# Family History and Egg Sharing



## blueytoo (Oct 5, 2003)

Hi everyone

This is actually a request for info for a friend on another message board I use, she is too shy to post here, so I said I'd do it for her!

Her mum developed ovarian cancer 5 years, had the op to remove the tumour and is now fine.

My friend is really interested in egg sharing or donating, and wonders whether this would prevent her? I didn't know the answer, but thought as its not an inherited disease it wouldn't be a problem.But does anyone here know for certain or have personal experience of a female family member having had cancer and applied for egg share?

Many thanks for any info I can pass onto her.

Babydust to all

Claire


----------



## sarah (Aug 8, 2004)

hi. my name is sarah. in 1998 i had laser treatment on my cervix to remove cancer cells. tomorrow i'm going to our clinic to do egg share.
as its not hereditary they can still proceed but will do so with caution because of all the drugs.
they have let me onto the programme so i cannot see why your friend can't do the same. cannot say for definate as i'm not a doctor. but wish her good luck. sarah


----------



## blueytoo (Oct 5, 2003)

Hi Sarah

That certainly is reassuring for her, I will let her know. Glad to hear that you are ok too and good luck for your tx.  

Thanks for your help

Claire


----------



## Leanne (Jan 24, 2004)

Hi Claire,

I know its a little different but my mum has had breast cancer, as did her mother and i have still been accepted for egg sharing.

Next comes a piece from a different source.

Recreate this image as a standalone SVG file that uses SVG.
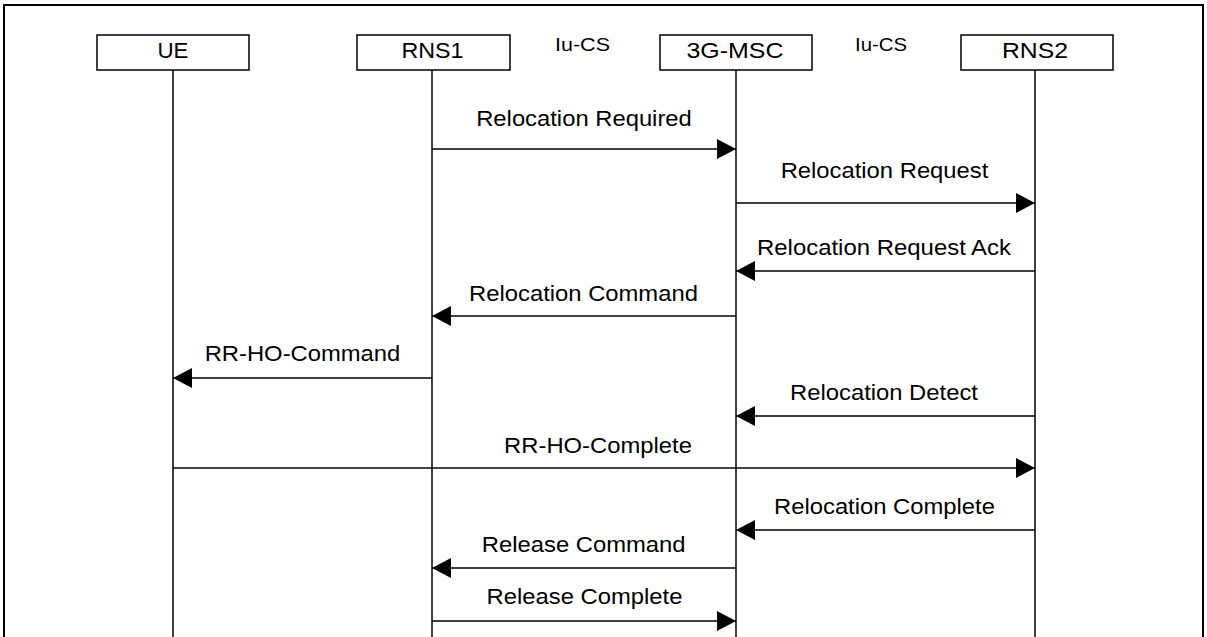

As sarah has said, im not a doctor but im sure it will be ok,

L xx


----------



## blueytoo (Oct 5, 2003)

Hi Tequilla

Thanks for replying as well. That's good to hear as well. I've passed the info on to her and she seems pleased, she just didn't want to go through the appointment process to be refused at the first hurdle! It's really her only chance of affording tx as her dh came to her with huge debts from his previous marriage and she has unexplained fertility as well. She has previously donated eggs to her sister before her mother had cancer, and is so caring.

She will be a Lister girl too, so I am trying to persuade her to join all the lovely ladies here.

Claire


----------